The Innovation Exchange programme is working alongside Scottish & Southern Electricity Renewables (SSER), the operator of the Beatrice and Greater Gabbard offshore wind sites. SSER wishes to engage innovators to solve the challenge of monitoring health and predicting faults in offshore wind farm array cables.

Opportunity

Challenge opens

27/06/2022

Challenge closes

02/08/2022

Benefit

Successful applicants will be given an opportunity to pitch their innovation to SSER. Selected solution(s) may be trialled at SSER sites, with the possibility of further rollout if trials are successful.

Background

SSER is a leading developer and operator of renewable energy across the UK and Ireland, with a portfolio of around 4GW of onshore wind, offshore wind and hydro. SSER has the largest offshore wind development pipeline in the UK and Ireland at over 6GW and has an onshore wind pipeline across both markets in excess of 1GW.
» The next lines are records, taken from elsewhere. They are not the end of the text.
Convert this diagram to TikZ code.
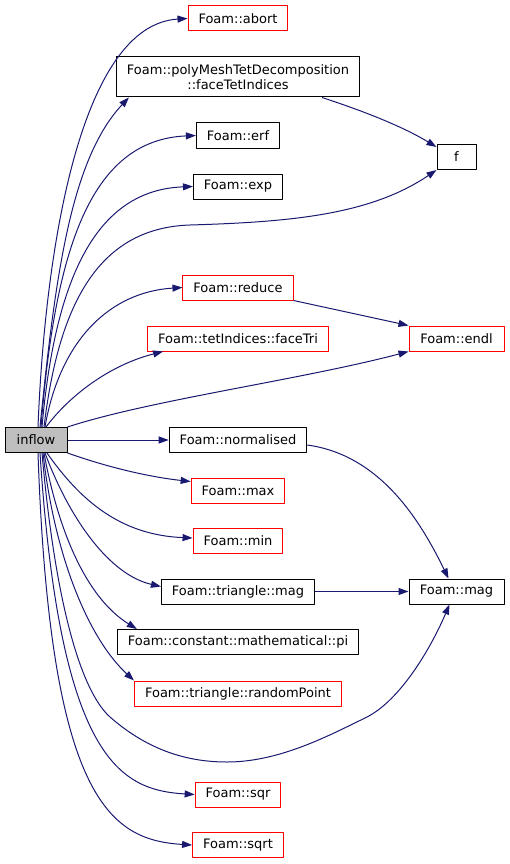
\documentclass[tikz,border=0pt]{standalone}
\usepackage{fontspec}
\setmainfont{DejaVu Sans}
\usetikzlibrary{arrows.meta}
\definecolor{edgeblue}{RGB}{25,25,112}
\begin{document}
\begin{tikzpicture}[x=1pt,y=-1pt,line join=round]
\tikzstyle{fonc} = [draw=black,line width=1pt,fill=white,minimum height=25pt,inner xsep=10.5pt,inner ysep=0pt,font=\fontsize{13}{15.5}\selectfont]
\tikzstyle{foncrouge} = [fonc,draw=red]
\tikzstyle{appel} = [draw=edgeblue,line width=1pt,-{Triangle[length=10pt,width=7pt]}]
\useasboundingbox (0,0) rectangle (509,864);
%noeud de départ
\node[fonc,fill=gray!50,minimum width=62pt](inflow) at (36,440){inflow};
%fonctions appelées
\node[foncrouge](abort) at (238,18.5){Foam::abort};
\node[fonc,minimum height=40pt,align=center](poly) at (238,77){Foam::polyMeshTetDecomposition\\::faceTetIndices};
\node[fonc](erf) at (238,135.5){Foam::erf};
\node[fonc](exp) at (238,186.5){Foam::exp};
\node[fonc,minimum width=39pt](f) at (456.5,157){f};
\node[foncrouge](reduce) at (238,287.5){Foam::reduce};
\node[foncrouge](faceTri) at (238,338.5){Foam::tetIndices::faceTri};
\node[foncrouge,minimum width=95pt](endl) at (456.5,338.5){Foam::endl};
\node[fonc](normalised) at (238,440){Foam::normalised};
\node[foncrouge](max) at (238,490.5){Foam::max};
\node[foncrouge](min) at (238,541){Foam::min};
\node[fonc](tmag) at (238,591.5){Foam::triangle::mag};
\node[fonc,minimum width=95pt](mag) at (456.5,591.5){Foam::mag};
\node[fonc](pi) at (238,642){Foam::constant::mathematical::pi};
\node[foncrouge](randomPoint) at (238,693.5){Foam::triangle::randomPoint};
\node[foncrouge](sqr) at (238,794.5){Foam::sqr};
\node[foncrouge](sqrt) at (238,845){Foam::sqrt};
%appels vers le haut
\draw[appel] ([xshift=2pt]inflow.north) .. controls (45,250) and (80,25) .. (abort.west);
\draw[appel] ([xshift=4pt]inflow.north) .. controls (55,280) and (70,160) .. ([xshift=13pt]poly.south west);
\draw[appel] ([xshift=5pt]inflow.north) .. controls (55,250) and (90,140) .. (erf.west);
\draw[appel] ([xshift=6pt]inflow.north) .. controls (55,280) and (95,190) .. (exp.west);
\draw[appel] ([xshift=8pt]inflow.north) .. controls (58,310) and (95,228) .. (190,225) .. controls (290,222) and (370,215) .. (f.south west);
\draw[appel] ([xshift=9pt]inflow.north) .. controls (60,340) and (110,292) .. (reduce.west);
\draw[appel] ([xshift=10pt]inflow.north) .. controls (70,395) and (110,365) .. ([xshift=16pt]faceTri.south west);
\draw[appel] (inflow.north east) .. controls (150,400) and (300,380) .. (endl.south west);
\draw[appel] (inflow.east) -- (normalised.west);
%appels vers le bas
\draw[appel] (inflow.south east) .. controls (110,468) and (150,477) .. ([yshift=-4pt]max.north west);
\draw[appel] ([xshift=11pt]inflow.south) .. controls (80,500) and (120,535) .. ([yshift=-10pt]min.north west);
\draw[appel] ([xshift=9pt]inflow.south) .. controls (70,520) and (110,575) .. ([yshift=-8pt]tmag.north west);
\draw[appel] ([xshift=8pt]inflow.south) .. controls (60,540) and (90,600) .. ([xshift=20pt]pi.north west);
\draw[appel] ([xshift=7pt]inflow.south) .. controls (55,560) and (90,640) .. (randomPoint.north west);
\draw[appel] ([xshift=6pt]inflow.south) .. controls (55,600) and (80,690) .. (110,717) .. controls (150,752) and (190,762) .. (227,762) .. controls (280,762) and (330,735) .. (367,717) .. controls (400,700) and (430,650) .. ([xshift=-7pt]mag.south);
\draw[appel] ([xshift=4pt]inflow.south) .. controls (60,760) and (120,790) .. (sqr.west);
\draw[appel] ([xshift=2pt]inflow.south) .. controls (50,800) and (110,840) .. (sqrt.west);
%appels secondaires
\draw[appel] ([xshift=-38pt]poly.south east) .. controls (360,110) and (400,125) .. ([yshift=-3pt]f.north west);
\draw[appel] (reduce.south east) -- (endl.north west);
\draw[appel] ([yshift=-5pt]normalised.east) .. controls (380,455) and (420,520) .. ([xshift=-8pt]mag.north);
\draw[appel] (tmag.east) -- (mag.west);
\end{tikzpicture}
\end{document}
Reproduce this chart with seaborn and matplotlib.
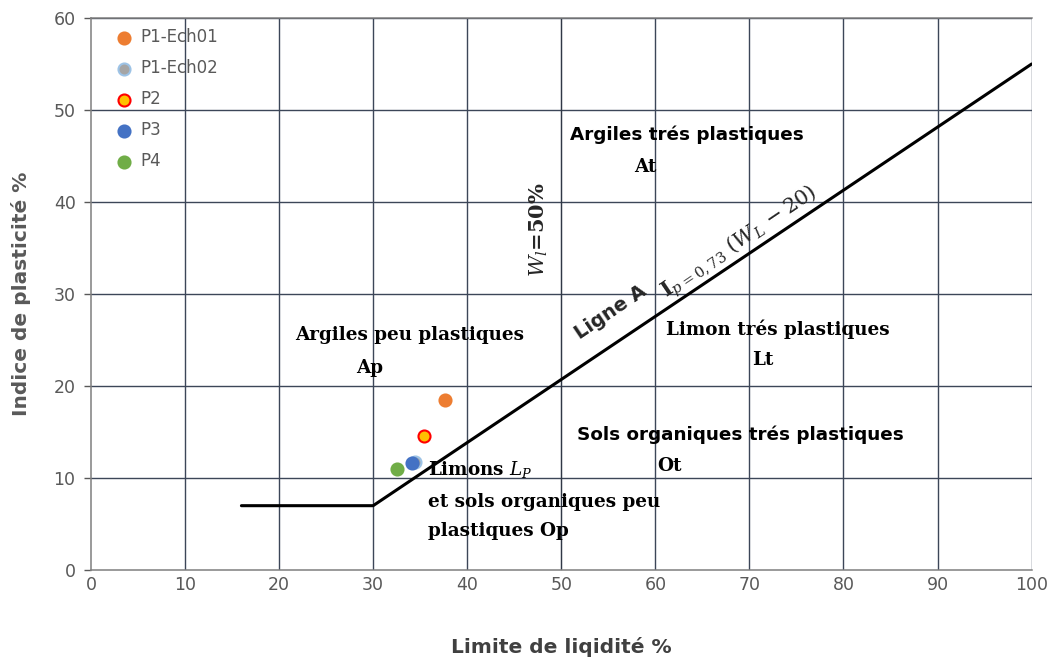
import matplotlib
matplotlib.use("Agg")
import matplotlib.pyplot as plt
import seaborn as sns
import pandas as pd

# Data
names = ["P1-Ech01", "P1-Ech02", "P2", "P3", "P4"]
wl = [37.6, 34.5, 35.4, 34.1, 32.5]
ip = [18.5, 11.8, 14.6, 11.6, 11.0]
face_colors = ["#ED7D31", "#A5A5A5", "#FFC000", "#4472C4", "#70AD47"]
edge_colors = ["#ED7D31", "#9DC3E6", "#FF0000", "#4472C4", "#70AD47"]

aline_x = [16, 30, 100]
aline_y = [7, 7, 55]
wl50_x = [50, 50]
wl50_y = [0, 60]

x_ticks = list(range(0, 101, 10))
y_ticks = list(range(0, 61, 10))

sns.set_style("white")
plt.rcParams["mathtext.fontset"] = "dejavuserif"
fig = plt.figure(figsize=(10.57, 6.66), dpi=100)
ax = fig.add_axes([0.086, 0.144, 0.890, 0.829])

grid_c = "#3c4658"
for v in x_ticks[1:]:
    ax.axvline(v, color=grid_c, lw=1.0, zorder=0)
for v in y_ticks[1:]:
    ax.axhline(v, color=grid_c, lw=1.0, zorder=0)

sns.lineplot(x=aline_x, y=aline_y, ax=ax, color="black", lw=2.2, sort=False, zorder=3)
sns.lineplot(x=wl50_x, y=wl50_y, ax=ax, color="black", lw=1.8, sort=False, zorder=3)

df = pd.DataFrame({"name": names, "wl": wl, "ip": ip})
for n, x, y, fc, ec in zip(names, wl, ip, face_colors, edge_colors):
    sns.scatterplot(x=[x], y=[y], ax=ax, color=fc, edgecolor=ec, linewidth=1.5,
                    s=75, label=n, zorder=5)

ax.set_xlim(0, 100)
ax.set_ylim(0, 60)
ax.set_xticks(x_ticks)
ax.set_yticks(y_ticks)
ax.tick_params(axis="both", labelsize=12.5, labelcolor="#595959", colors="#595959")
ax.tick_params(axis="y", length=5, width=1, direction="out", left=True, pad=6)
ax.tick_params(axis="x", length=0, pad=4)
for s in ["left", "bottom", "top"]:
    ax.spines[s].set_color("#7f7f7f")
    ax.spines[s].set_linewidth(1.1)
ax.spines["right"].set_visible(False)

ax.set_xlabel("Limite de liqidité %", fontsize=14.5, fontweight="bold", color="#404040", labelpad=31)
ax.set_ylabel("Indice de plasticité %", fontsize=14.5, fontweight="bold", color="#595959", labelpad=16)

leg = ax.legend(loc="upper left", frameon=False, fontsize=12, handletextpad=0.0,
                labelspacing=0.78, borderaxespad=0.2, markerscale=1.0, bbox_to_anchor=(0.007, 1.0))
for t in leg.get_texts():
    t.set_color("#595959")

serif = "DejaVu Serif"
sans = "DejaVu Sans"
kw = dict(fontsize=13.2, fontweight="bold", color="black", zorder=6)
kws = dict(fontsize=13.2, fontweight="bold", color="black", zorder=6)

ax.text(63.4, 47.3, "Argiles trés plastiques", ha="center", va="center", family=sans, **kws)
ax.text(58.9, 43.8, "At", ha="center", va="center", family=serif, **kw)
ax.text(47.6, 37, r"$\mathbf{\mathit{W}_{\mathit{l}}}$=50%", ha="center", va="center",
        rotation=90, family=serif, fontsize=15, fontweight="bold", zorder=6)
ax.text(55.3, 28.0, "Ligne A", ha="center", va="center", rotation=34, family=sans,
        fontsize=14, fontweight="bold", zorder=6)
ax.text(69.0, 35.6, r"$\mathbf{I}_{p=0,73}\ (\mathit{W}_{L}\,-20)$", ha="center", va="center",
        rotation=34, family=serif, fontsize=15, zorder=6)
ax.text(73.0, 26.2, "Limon trés plastiques", ha="center", va="center", family=serif, **kw)
ax.text(71.4, 22.8, "Lt", ha="center", va="center", family=serif, **kw)
ax.text(33.9, 25.5, "Argiles peu plastiques", ha="center", va="center", family=serif, **kw)
ax.text(29.6, 22.0, "Ap", ha="center", va="center", family=serif, **kw)
ax.text(69.0, 14.7, "Sols organiques trés plastiques", ha="center", va="center", family=sans, **kws)
ax.text(61.5, 11.3, "Ot", ha="center", va="center", family=serif, **kw)
ax.text(35.8, 10.9, r"Limons $\mathbf{\mathit{L}_{\mathit{P}}}$", ha="left", va="center", family=serif, **kw)
ax.text(35.8, 7.4, "et sols organiques peu", ha="left", va="center", family=serif, **kw)
ax.text(35.8, 4.2, "plastiques Op", ha="left", va="center", family=serif, **kw)

fig.savefig("out.png", dpi=100)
In offshore wind farms, array (inter-turbine) cables are installed in jointed lengths from one turbine to its neighbour, forming a string (collection circuit), which feeds into the offshore substation. Array cable faults are not automatically detected and located; in the event of failure, a visit to the relevant substation is required to confirm failure status. A megger tester (or similar) is connected at the associated substation and used to identify a fault location. All wind turbines on the affected array are then offline until the fault is located, and a repair is implemented. Array cable faults are responsible for the majority (around 80%) of insurance claims in the offshore wind sector and are a significant cause of downtime and lost revenue.